DIRECTIONS - Return the listing below verbatim. Pictures do not belong in the copy.

GIVEN MATERIAL -

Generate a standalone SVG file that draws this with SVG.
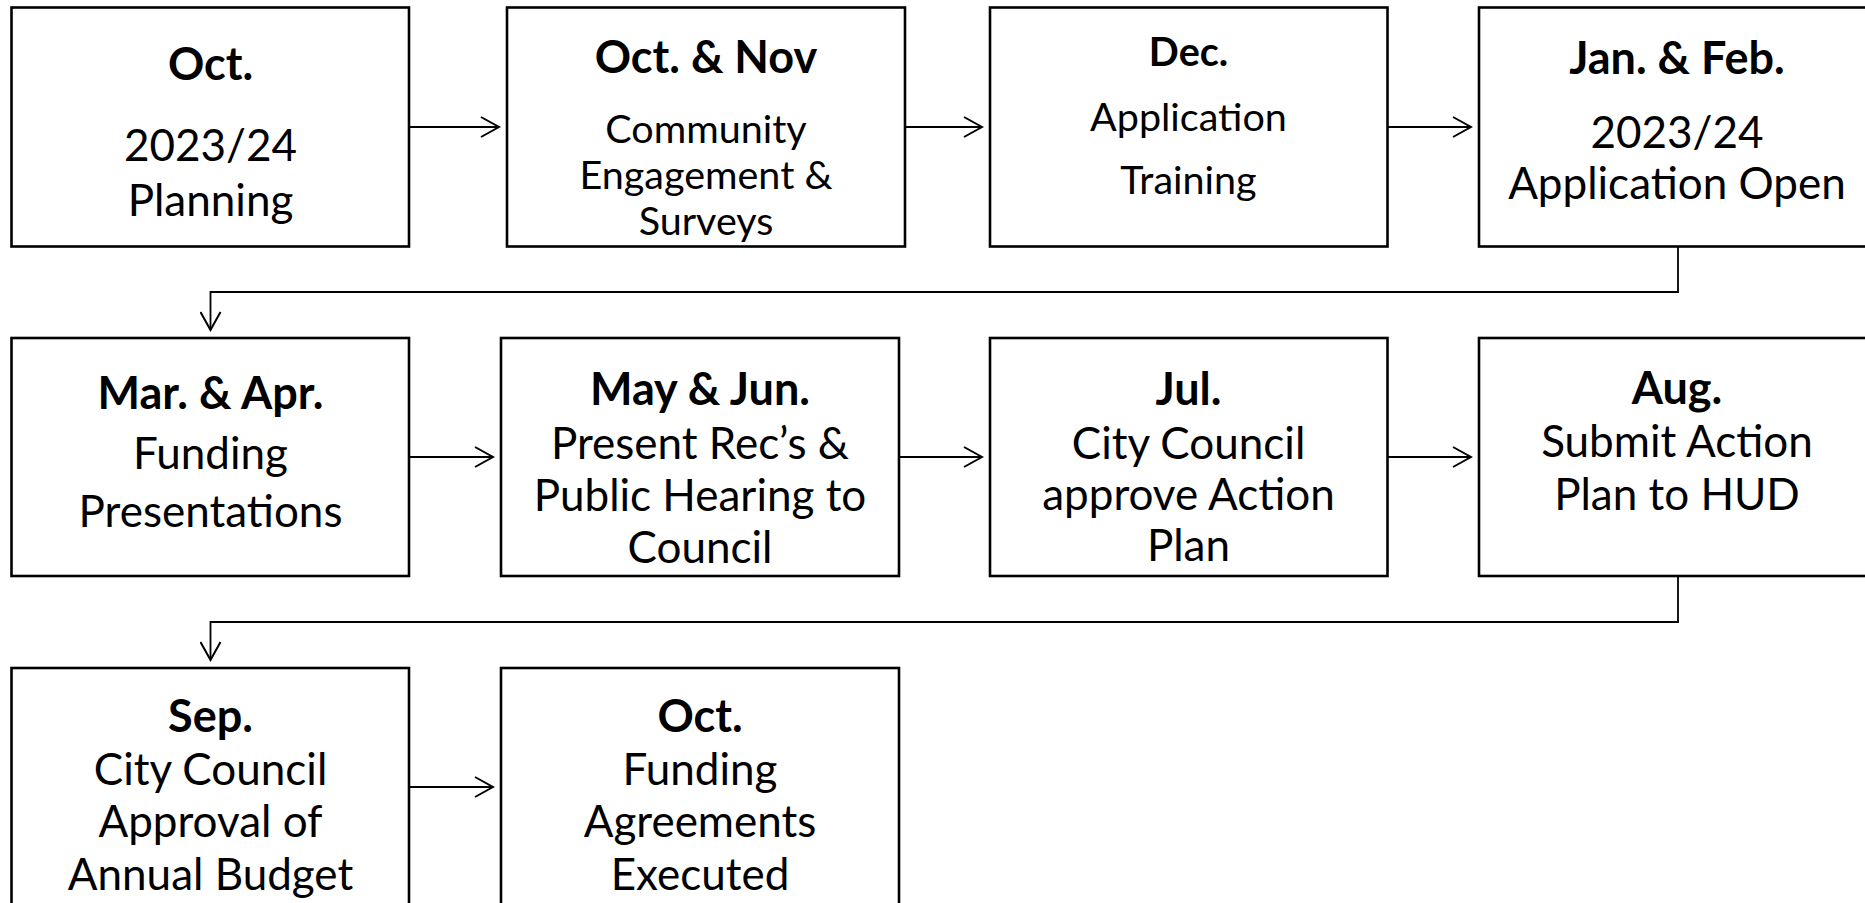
<svg xmlns="http://www.w3.org/2000/svg" width="1865" height="903" viewBox="0 0 1865 903">
<defs>
<style>
.box{fill:#fff;stroke:#000;stroke-width:2.6}
.t{font-family:Lato,"Liberation Sans",sans-serif;font-weight:bold;font-size:45px;fill:#000;text-anchor:middle}
.b{font-family:Lato,"Liberation Sans",sans-serif;font-size:44px;fill:#000;text-anchor:middle}
.s{font-size:39.5px}
.conn{fill:none;stroke:#000;stroke-width:1.8}
</style>
<marker id="arr" viewBox="0 0 22 22" refX="20" refY="11" markerWidth="22" markerHeight="22" markerUnits="userSpaceOnUse" orient="auto">
<path d="M2,1 L20,11 L2,21" fill="none" stroke="#000" stroke-width="2"/>
</marker>
</defs>
<rect width="1865" height="903" fill="#fff"/>
<g id="connectors">
<line class="conn" x1="409" y1="127" x2="499" y2="127" marker-end="url(#arr)"/>
<line class="conn" x1="905" y1="127" x2="982" y2="127" marker-end="url(#arr)"/>
<line class="conn" x1="1387" y1="127" x2="1471" y2="127" marker-end="url(#arr)"/>
<polyline class="conn" points="1678,246 1678,292 210.5,292 210.5,330" marker-end="url(#arr)"/>
<line class="conn" x1="409" y1="457" x2="493" y2="457" marker-end="url(#arr)"/>
<line class="conn" x1="899" y1="457" x2="982" y2="457" marker-end="url(#arr)"/>
<line class="conn" x1="1387" y1="457" x2="1471" y2="457" marker-end="url(#arr)"/>
<polyline class="conn" points="1678,576 1678,622 210.5,622 210.5,660" marker-end="url(#arr)"/>
<line class="conn" x1="409" y1="787" x2="493" y2="787" marker-end="url(#arr)"/>
</g>
<g id="n1">
<rect class="box" x="11.5" y="7.5" width="397.5" height="239"/>
<text class="t" x="210.5" y="80">Oct.</text>
<text class="b" x="210.5" y="161">2023/24</text>
<text class="b" x="210.5" y="216">Planning</text>
</g>
<g id="n2">
<rect class="box" x="507" y="7.5" width="398" height="239"/>
<text class="t" x="706" y="73">Oct. &amp; Nov</text>
<text class="b s" x="706" y="143">Community</text>
<text class="b s" x="706" y="189">Engagement &amp;</text>
<text class="b s" x="706" y="235">Surveys</text>
</g>
<g id="n3">
<rect class="box" x="990" y="7.5" width="397.5" height="239"/>
<text class="t s" x="1188.5" y="66">Dec.</text>
<text class="b s" x="1188.5" y="131">Application</text>
<text class="b s" x="1188.5" y="194">Training</text>
</g>
<g id="n4">
<rect class="box" x="1479" y="7.5" width="397" height="239"/>
<text class="t" x="1677" y="74">Jan. &amp; Feb.</text>
<text class="b" x="1677" y="148">2023/24</text>
<text class="b" x="1677" y="199">Application Open</text>
</g>
<g id="n5">
<rect class="box" x="11.5" y="338" width="397.5" height="238"/>
<text class="t" x="210.5" y="409">Mar. &amp; Apr.</text>
<text class="b" x="210.5" y="469">Funding</text>
<text class="b" x="210.5" y="527">Presentations</text>
</g>
<g id="n6">
<rect class="box" x="501" y="338" width="398" height="238"/>
<text class="t" x="700" y="405">May &amp; Jun.</text>
<text class="b" x="700" y="459">Present Rec’s &amp;</text>
<text class="b" x="700" y="511">Public Hearing to</text>
<text class="b" x="700" y="563">Council</text>
</g>
<g id="n7">
<rect class="box" x="990" y="338" width="397.5" height="238"/>
<text class="t" x="1188.5" y="405">Jul.</text>
<text class="b" x="1188.5" y="459">City Council</text>
<text class="b" x="1188.5" y="510">approve Action</text>
<text class="b" x="1188.5" y="561">Plan</text>
</g>
<g id="n8">
<rect class="box" x="1479" y="338" width="397" height="238"/>
<text class="t" x="1677" y="404">Aug.</text>
<text class="b" x="1677" y="457">Submit Action</text>
<text class="b" x="1677" y="510">Plan to HUD</text>
</g>
<g id="n9">
<rect class="box" x="11.5" y="668" width="397.5" height="240"/>
<text class="t" x="210.5" y="732">Sep.</text>
<text class="b" x="210.5" y="785">City Council</text>
<text class="b" x="210.5" y="837">Approval of</text>
<text class="b" x="210.5" y="890">Annual Budget</text>
</g>
<g id="n10">
<rect class="box" x="501" y="668" width="398" height="240"/>
<text class="t" x="700" y="732">Oct.</text>
<text class="b" x="700" y="785">Funding</text>
<text class="b" x="700" y="837">Agreements</text>
<text class="b" x="700" y="890">Executed</text>
</g>
</svg>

CORRECT OUTPUT -
Generate a standalone SVG file that draws this with SVG.
<svg xmlns="http://www.w3.org/2000/svg" width="1865" height="903" viewBox="0 0 1865 903">
<defs>
<style>
.box{fill:#fff;stroke:#000;stroke-width:2.6}
.t{font-family:Lato,"Liberation Sans",sans-serif;font-weight:bold;font-size:45px;fill:#000;text-anchor:middle}
.b{font-family:Lato,"Liberation Sans",sans-serif;font-size:44px;fill:#000;text-anchor:middle}
.s{font-size:39.5px}
.conn{fill:none;stroke:#000;stroke-width:1.8}
</style>
<marker id="arr" viewBox="0 0 22 22" refX="20" refY="11" markerWidth="22" markerHeight="22" markerUnits="userSpaceOnUse" orient="auto">
<path d="M2,1 L20,11 L2,21" fill="none" stroke="#000" stroke-width="2"/>
</marker>
</defs>
<rect width="1865" height="903" fill="#fff"/>
<g id="connectors">
<line class="conn" x1="409" y1="127" x2="499" y2="127" marker-end="url(#arr)"/>
<line class="conn" x1="905" y1="127" x2="982" y2="127" marker-end="url(#arr)"/>
<line class="conn" x1="1387" y1="127" x2="1471" y2="127" marker-end="url(#arr)"/>
<polyline class="conn" points="1678,246 1678,292 210.5,292 210.5,330" marker-end="url(#arr)"/>
<line class="conn" x1="409" y1="457" x2="493" y2="457" marker-end="url(#arr)"/>
<line class="conn" x1="899" y1="457" x2="982" y2="457" marker-end="url(#arr)"/>
<line class="conn" x1="1387" y1="457" x2="1471" y2="457" marker-end="url(#arr)"/>
<polyline class="conn" points="1678,576 1678,622 210.5,622 210.5,660" marker-end="url(#arr)"/>
<line class="conn" x1="409" y1="787" x2="493" y2="787" marker-end="url(#arr)"/>
</g>
<g id="n1">
<rect class="box" x="11.5" y="7.5" width="397.5" height="239"/>
<text class="t" x="210.5" y="80">Oct.</text>
<text class="b" x="210.5" y="161">2023/24</text>
<text class="b" x="210.5" y="216">Planning</text>
</g>
<g id="n2">
<rect class="box" x="507" y="7.5" width="398" height="239"/>
<text class="t" x="706" y="73">Oct. &amp; Nov</text>
<text class="b s" x="706" y="143">Community</text>
<text class="b s" x="706" y="189">Engagement &amp;</text>
<text class="b s" x="706" y="235">Surveys</text>
</g>
<g id="n3">
<rect class="box" x="990" y="7.5" width="397.5" height="239"/>
<text class="t s" x="1188.5" y="66">Dec.</text>
<text class="b s" x="1188.5" y="131">Application</text>
<text class="b s" x="1188.5" y="194">Training</text>
</g>
<g id="n4">
<rect class="box" x="1479" y="7.5" width="397" height="239"/>
<text class="t" x="1677" y="74">Jan. &amp; Feb.</text>
<text class="b" x="1677" y="148">2023/24</text>
<text class="b" x="1677" y="199">Application Open</text>
</g>
<g id="n5">
<rect class="box" x="11.5" y="338" width="397.5" height="238"/>
<text class="t" x="210.5" y="409">Mar. &amp; Apr.</text>
<text class="b" x="210.5" y="469">Funding</text>
<text class="b" x="210.5" y="527">Presentations</text>
</g>
<g id="n6">
<rect class="box" x="501" y="338" width="398" height="238"/>
<text class="t" x="700" y="405">May &amp; Jun.</text>
<text class="b" x="700" y="459">Present Rec’s &amp;</text>
<text class="b" x="700" y="511">Public Hearing to</text>
<text class="b" x="700" y="563">Council</text>
</g>
<g id="n7">
<rect class="box" x="990" y="338" width="397.5" height="238"/>
<text class="t" x="1188.5" y="405">Jul.</text>
<text class="b" x="1188.5" y="459">City Council</text>
<text class="b" x="1188.5" y="510">approve Action</text>
<text class="b" x="1188.5" y="561">Plan</text>
</g>
<g id="n8">
<rect class="box" x="1479" y="338" width="397" height="238"/>
<text class="t" x="1677" y="404">Aug.</text>
<text class="b" x="1677" y="457">Submit Action</text>
<text class="b" x="1677" y="510">Plan to HUD</text>
</g>
<g id="n9">
<rect class="box" x="11.5" y="668" width="397.5" height="240"/>
<text class="t" x="210.5" y="732">Sep.</text>
<text class="b" x="210.5" y="785">City Council</text>
<text class="b" x="210.5" y="837">Approval of</text>
<text class="b" x="210.5" y="890">Annual Budget</text>
</g>
<g id="n10">
<rect class="box" x="501" y="668" width="398" height="240"/>
<text class="t" x="700" y="732">Oct.</text>
<text class="b" x="700" y="785">Funding</text>
<text class="b" x="700" y="837">Agreements</text>
<text class="b" x="700" y="890">Executed</text>
</g>
</svg>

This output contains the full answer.